B. İstinaf Sebepleri
Davalı … vekili istinaf başvuru dilekçesinde özetle; dava dilekçesinin kanuni şartları taşımadığını, hakimin davacıya eksik hususları tamamlaması için süre vermesi ve eksikliğin tamamlanmaması durumunda davanın açılmamış sayılması kararı vermesi gerektiğini, şirketin maddi olarak zora düştüğünü, faaliyetlerinin durduğunu, şirketin devamında makul bir fayda kalamadığını, bunun üzerine şirketin usulüne uygun olarak tasfiye edildiğini, bütün işlemlerin usulüne uygun şekilde yapıldığını ve Türkiye Ticaret Sicili Gazetesinde ilan edildiğini, yapılan ilanların dosyada da mevcut olduğunu, birer hafta arayla alacaklılara çağrı yapıldığını ancak herhangi bir başvuru alınmadığını, ticaret sicili aleni olup alacaklılar tarafından ilanların takibi gerektiğini, bunun üzerine şirketin tasfiye edildiğini, yapılan işlemlerin usulüne uygun olduğunu belirterek davanın reddine ve tüm yargılama giderleri ile vekalet ücretinin sorumluluğunun davacı taraf üzerinde bırakılmasına karar verilmesini istemiştir.

C. Gerekçe ve Sonuç
Bölge Adliye Mahkemesinin yukarıda tarih ve sayısı belirtilen kararı ile tasfiye memuru olarak son tasfiye memurunun atanmış olduğu, delillerin takdirinde bir isabetsizlik bulunmadığı ve ileri sürülen istinaf sebepleri dikkate alındığında mahkemenin vakıa ve hukuki değerlendirmesinde usul ve esas yönünden yasaya aykırılık bulunmadığı gerekçesiyle davalı … vekilinin istinaf başvurusunun esastan reddine karar verilmiştir.

V. TEMYİZ
A. Temyiz Yoluna Başvuranlar
Bölge Adliye Mahkemesinin yukarıda belirtilen kararına karşı süresi içinde davalı … vekili temyiz isteminde bulunmuştur.

B. Temyiz Sebepleri
Davalı … vekili temyiz dilekçesinde istinaf dilekçesindeki beyanlarını tekrarla kararın bozulmasını istemiştir.

C. Gerekçe
1. Uyuşmazlık ve Hukuki Nitelendirme
Dava, ticari şirketin ihyası istemine ilişkindir.

2. İlgili Hukuk
1. 6100 sayılı Hukuk Muhakemeleri Kanunu’nun (6100 sayılı Kanun) 369 uncu maddesinin birinci fıkrası ile 370 ve 371 inci maddeleri.

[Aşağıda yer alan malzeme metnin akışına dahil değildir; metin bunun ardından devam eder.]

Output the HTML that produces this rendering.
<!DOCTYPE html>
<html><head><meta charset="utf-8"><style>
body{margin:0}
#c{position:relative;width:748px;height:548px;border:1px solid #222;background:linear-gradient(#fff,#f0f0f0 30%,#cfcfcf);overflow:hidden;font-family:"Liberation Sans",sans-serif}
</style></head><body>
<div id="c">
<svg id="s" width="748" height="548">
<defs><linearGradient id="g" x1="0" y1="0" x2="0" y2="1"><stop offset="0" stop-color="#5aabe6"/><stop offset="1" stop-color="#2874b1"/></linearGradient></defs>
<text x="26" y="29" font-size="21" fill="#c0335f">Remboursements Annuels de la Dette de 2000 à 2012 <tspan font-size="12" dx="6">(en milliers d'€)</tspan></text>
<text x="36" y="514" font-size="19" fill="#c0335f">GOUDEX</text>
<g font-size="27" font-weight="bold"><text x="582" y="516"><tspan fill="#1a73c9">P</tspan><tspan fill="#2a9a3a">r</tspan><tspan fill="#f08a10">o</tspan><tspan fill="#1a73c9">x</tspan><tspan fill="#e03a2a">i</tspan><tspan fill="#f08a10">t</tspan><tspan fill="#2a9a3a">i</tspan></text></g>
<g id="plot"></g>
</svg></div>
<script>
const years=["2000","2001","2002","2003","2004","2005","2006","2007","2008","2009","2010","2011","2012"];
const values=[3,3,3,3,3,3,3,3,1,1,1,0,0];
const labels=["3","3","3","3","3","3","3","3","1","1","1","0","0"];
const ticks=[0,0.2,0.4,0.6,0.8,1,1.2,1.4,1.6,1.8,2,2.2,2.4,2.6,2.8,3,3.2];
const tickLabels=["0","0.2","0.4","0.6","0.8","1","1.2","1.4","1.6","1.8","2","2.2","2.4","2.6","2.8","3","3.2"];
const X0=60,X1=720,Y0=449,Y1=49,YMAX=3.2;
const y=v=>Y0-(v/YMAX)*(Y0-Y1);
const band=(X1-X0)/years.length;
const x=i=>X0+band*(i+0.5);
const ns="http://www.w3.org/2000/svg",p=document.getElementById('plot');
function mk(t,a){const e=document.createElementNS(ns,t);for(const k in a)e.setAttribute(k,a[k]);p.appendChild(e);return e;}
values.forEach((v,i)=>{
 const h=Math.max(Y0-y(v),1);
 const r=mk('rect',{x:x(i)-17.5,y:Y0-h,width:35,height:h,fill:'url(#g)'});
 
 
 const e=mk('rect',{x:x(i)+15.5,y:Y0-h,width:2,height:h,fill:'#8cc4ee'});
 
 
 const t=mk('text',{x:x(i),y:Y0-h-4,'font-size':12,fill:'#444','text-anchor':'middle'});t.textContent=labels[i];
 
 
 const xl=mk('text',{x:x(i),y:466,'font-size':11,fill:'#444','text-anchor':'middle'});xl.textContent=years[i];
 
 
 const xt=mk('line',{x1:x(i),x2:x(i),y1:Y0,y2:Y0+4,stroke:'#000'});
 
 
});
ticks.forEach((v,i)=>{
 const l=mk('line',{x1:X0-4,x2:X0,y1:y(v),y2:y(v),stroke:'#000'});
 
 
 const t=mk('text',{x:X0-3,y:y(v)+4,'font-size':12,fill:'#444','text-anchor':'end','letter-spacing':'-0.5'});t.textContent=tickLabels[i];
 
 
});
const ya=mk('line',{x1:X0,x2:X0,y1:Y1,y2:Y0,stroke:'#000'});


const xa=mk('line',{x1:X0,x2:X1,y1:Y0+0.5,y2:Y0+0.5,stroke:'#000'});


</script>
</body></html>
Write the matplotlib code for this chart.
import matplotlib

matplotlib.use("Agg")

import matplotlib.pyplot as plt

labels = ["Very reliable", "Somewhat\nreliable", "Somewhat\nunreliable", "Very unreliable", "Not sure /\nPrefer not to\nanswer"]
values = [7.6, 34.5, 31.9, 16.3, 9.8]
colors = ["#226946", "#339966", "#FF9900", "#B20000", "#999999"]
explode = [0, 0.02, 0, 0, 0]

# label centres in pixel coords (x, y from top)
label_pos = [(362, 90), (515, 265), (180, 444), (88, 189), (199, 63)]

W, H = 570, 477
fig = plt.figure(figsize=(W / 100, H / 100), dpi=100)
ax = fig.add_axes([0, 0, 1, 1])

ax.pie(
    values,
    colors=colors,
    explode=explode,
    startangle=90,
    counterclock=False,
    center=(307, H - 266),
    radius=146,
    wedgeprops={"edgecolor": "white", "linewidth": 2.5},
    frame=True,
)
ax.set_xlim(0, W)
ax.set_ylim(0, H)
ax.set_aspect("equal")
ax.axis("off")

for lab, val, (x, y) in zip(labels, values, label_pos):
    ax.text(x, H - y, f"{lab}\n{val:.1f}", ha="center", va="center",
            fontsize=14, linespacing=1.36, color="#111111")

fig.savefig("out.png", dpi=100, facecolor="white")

2.6102 sayılı Türk Ticaret Kanunu’nun 547 nci maddesi.

3. Değerlendirme
1.Bölge adliye mahkemelerinin nihai kararlarının bozulması 6100 sayılı Kanun’un 371 inci maddesinde yer alan sebeplerden birinin varlığı hâlinde mümkündür.

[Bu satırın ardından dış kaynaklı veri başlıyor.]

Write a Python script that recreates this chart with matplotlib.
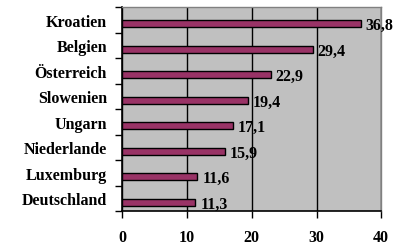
import matplotlib
matplotlib.use("Agg")
import matplotlib.pyplot as plt

countries = ["Deutschland", "Luxemburg", "Niederlande", "Ungarn", "Slowenien",
             "Österreich", "Belgien", "Kroatien"]
values = [11.3, 11.6, 15.9, 17.1, 19.4, 22.9, 29.4, 36.8]
value_labels = ["11,3", "11,6", "15,9", "17,1", "19,4", "22,9", "29,4", "36,8"]
x_ticks = [0, 10, 20, 30, 40]

font = "Liberation Serif"
fs = 11.5
fig = plt.figure(figsize=(4.03, 2.51), dpi=100)
ax = fig.add_axes([0.3035, 0.1545, 0.6425, 0.8135])
ax.set_facecolor("#C0C0C0")

n = len(countries)
ypos = list(range(n))
offset = -0.15
ax.barh([y + offset for y in ypos], values, height=0.28, color="#993366",
        edgecolor="black", linewidth=1.0, zorder=3)

for y, v, lab in zip(ypos, values, value_labels):
    ax.annotate(lab, (v, y + offset), xytext=(3.5, -1), textcoords="offset points",
                ha="left", va="center", fontsize=fs, fontweight="bold",
                family=font, color="black", zorder=4, annotation_clip=False)

ax.set_xlim(0, 40)
ax.set_ylim(-0.5, n - 0.5)
ax.set_xticks(x_ticks)
ax.set_xticklabels([str(t) for t in x_ticks], fontsize=fs, fontweight="bold", family=font)
ax.tick_params(axis="x", direction="out", length=5, width=1, pad=8, color="black")

ax.set_yticks([y - 0.5 for y in range(n + 1)])
ax.set_yticklabels([])
ax.tick_params(axis="y", which="major", direction="out", length=5, width=1)
ax.set_yticks(ypos, minor=True)
ax.set_yticklabels(countries, minor=True, fontsize=fs, fontweight="bold", family=font)
ax.tick_params(axis="y", which="minor", length=0, pad=11)

ax.grid(axis="x", color="black", linewidth=1, zorder=1)
ax.set_axisbelow(True)
for s in ["top", "right"]:
    ax.spines[s].set_color("#808080")
    ax.spines[s].set_linewidth(1)
for s in ["left", "bottom"]:
    ax.spines[s].set_color("black")
    ax.spines[s].set_linewidth(1.2)

fig.savefig("out.png", dpi=100)
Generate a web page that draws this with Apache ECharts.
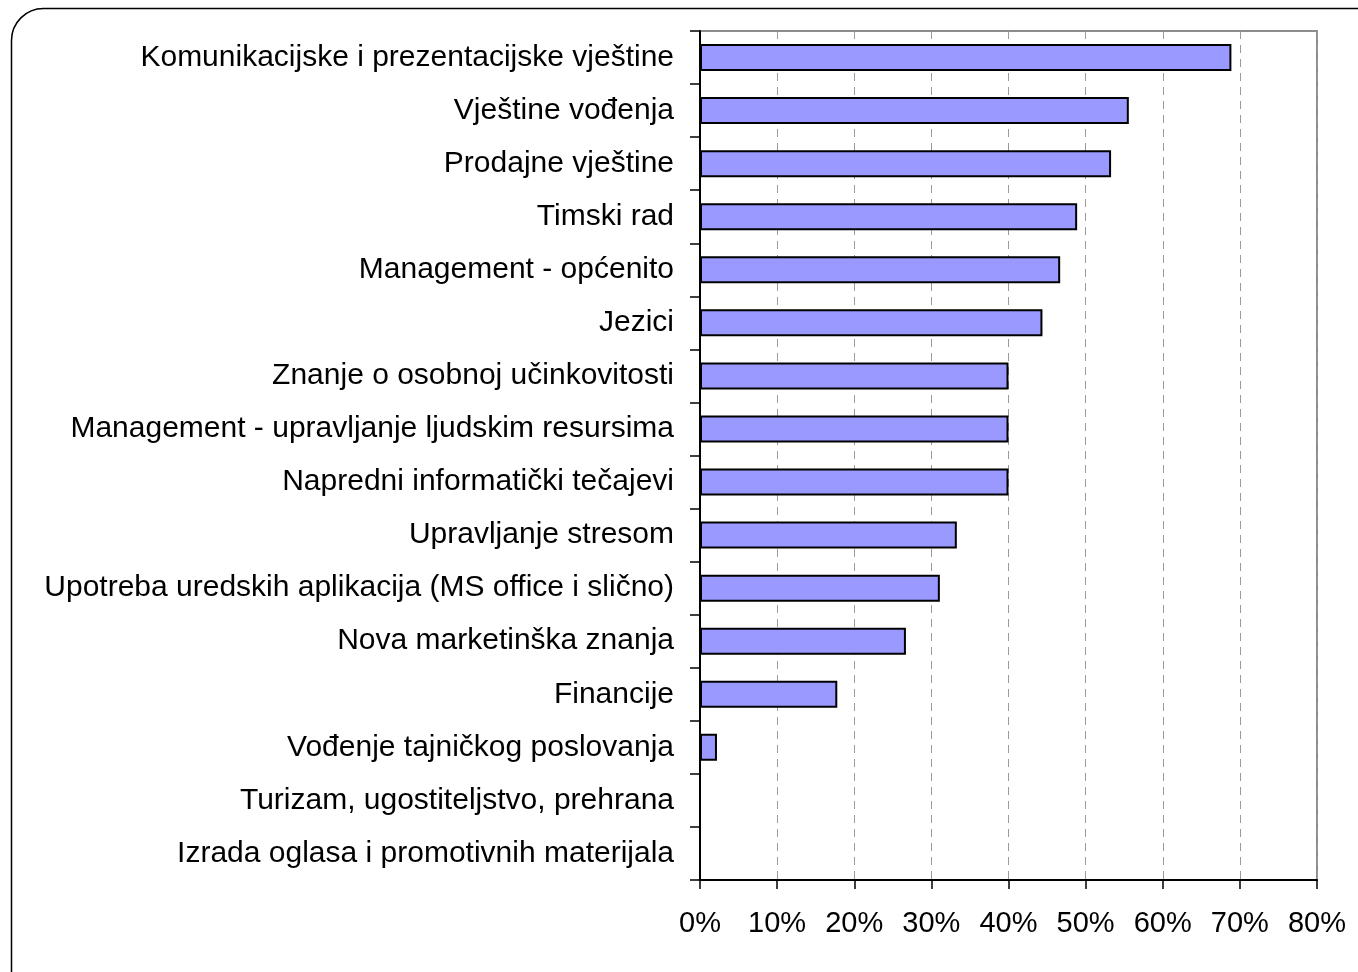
<!DOCTYPE html>
<html>
<head>
<meta charset="utf-8">
<script src="https://cdn.jsdelivr.net/npm/echarts@6/dist/echarts.min.js"></script>
<style>
  html, body { margin: 0; padding: 0; background: #fff; }
  #chart { width: 1358px; height: 972px; }
</style>
</head>
<body>
<div id="chart"></div>
<script>
// categories listed bottom to top (ECharts category axis starts at the bottom)
const skills = [
  'Izrada oglasa i promotivnih materijala',
  'Turizam, ugostiteljstvo, prehrana',
  'Vođenje tajničkog poslovanja',
  'Financije',
  'Nova marketinška znanja',
  'Upotreba uredskih aplikacija (MS office i slično)',
  'Upravljanje stresom',
  'Napredni informatički tečajevi',
  'Management - upravljanje ljudskim resursima',
  'Znanje o osobnoj učinkovitosti',
  'Jezici',
  'Management - općenito',
  'Timski rad',
  'Prodajne vještine',
  'Vještine vođenja',
  'Komunikacijske i prezentacijske vještine'
];

// share of respondents, %
const shares = [0, 0, 2.2, 17.8, 26.7, 31.1, 33.3, 40.0, 40.0, 40.0, 44.4, 46.7, 48.9, 53.3, 55.6, 68.9];

const xTicks = [0, 10, 20, 30, 40, 50, 60, 70, 80];

const font = '"Liberation Sans", Arial, sans-serif';

const chart = echarts.init(document.getElementById('chart'), null, { renderer: 'canvas' });

chart.setOption({
  backgroundColor: '#fff',
  animation: false,
  graphic: [{
    type: 'rect',
    left: 9, top: 6,
    shape: { width: 1400, height: 1000, r: 32 },
    style: { fill: 'none', stroke: '#000', lineWidth: 1.5 },
    z: -1
  }],
  grid: {
    left: 700, top: 31, width: 617, height: 849,
    show: true,
    backgroundColor: 'transparent',
    borderColor: '#8c8c8c',
    borderWidth: 2
  },
  xAxis: {
    type: 'value',
    min: 0, max: 80, interval: 10,
    axisLine: { show: true, lineStyle: { color: '#000', width: 2 } },
    axisTick: { show: true, length: 9, lineStyle: { color: '#000', width: 1.5 } },
    splitLine: {
      show: true,
      lineStyle: { color: '#9a9a9a', type: [8, 6], width: 1 }
    },
    axisLabel: {
      margin: 29,
      fontFamily: font, fontSize: 29, color: '#000',
      formatter: v => xTicks.includes(v) ? v + '%' : ''
    }
  },
  yAxis: {
    type: 'category',
    data: skills,
    axisLine: { show: true, lineStyle: { color: '#000', width: 2 } },
    axisTick: { show: true, length: 10, alignWithLabel: false, lineStyle: { color: '#000', width: 1.5 } },
    splitLine: { show: false },
    axisLabel: {
      margin: 26,
      fontFamily: font, fontSize: 30, color: '#000'
    }
  },
  series: [{
    type: 'bar',
    data: shares,
    barWidth: 27,
    itemStyle: { color: '#9999ff', borderColor: '#000', borderWidth: 2 },
    z: 3
  }]
});
</script>
</body>
</html>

2.Temyizen incelenen karar, tarafların karşılıklı iddia ve savunmalarına, dayandıkları belgelere, uyuşmazlığa uygulanması gereken hukuk kuralları ile hukuki ilişkinin nitelendirilmesine, dava şartlarına, yargılama ve ispat kuralları ile kararda belirtilen gerekçelere göre usul ve kanuna uygun olup davalı … vekilince temyiz dilekçesinde ileri sürülen nedenler kararın bozulmasını gerektirecek nitelikte görülmemiştir.

VI. KARAR
Açıklanan sebeple;
Temyiz olunan Bölge Adliye Mahkemesi kararının 6100 sayılı Kanun’un 370 inci maddesinin birinci fıkrası uyarınca ONANMASINA,

Aşağıda yazılı temyiz giderinin temyiz edene yükletilmesine,

Dosyanın İlk Derece Mahkemesine, kararın bir örneğinin Bölge Adliye Mahkemesine gönderilmesine,

14.09.2023 tarihinde oy birliğiyle karar verildi.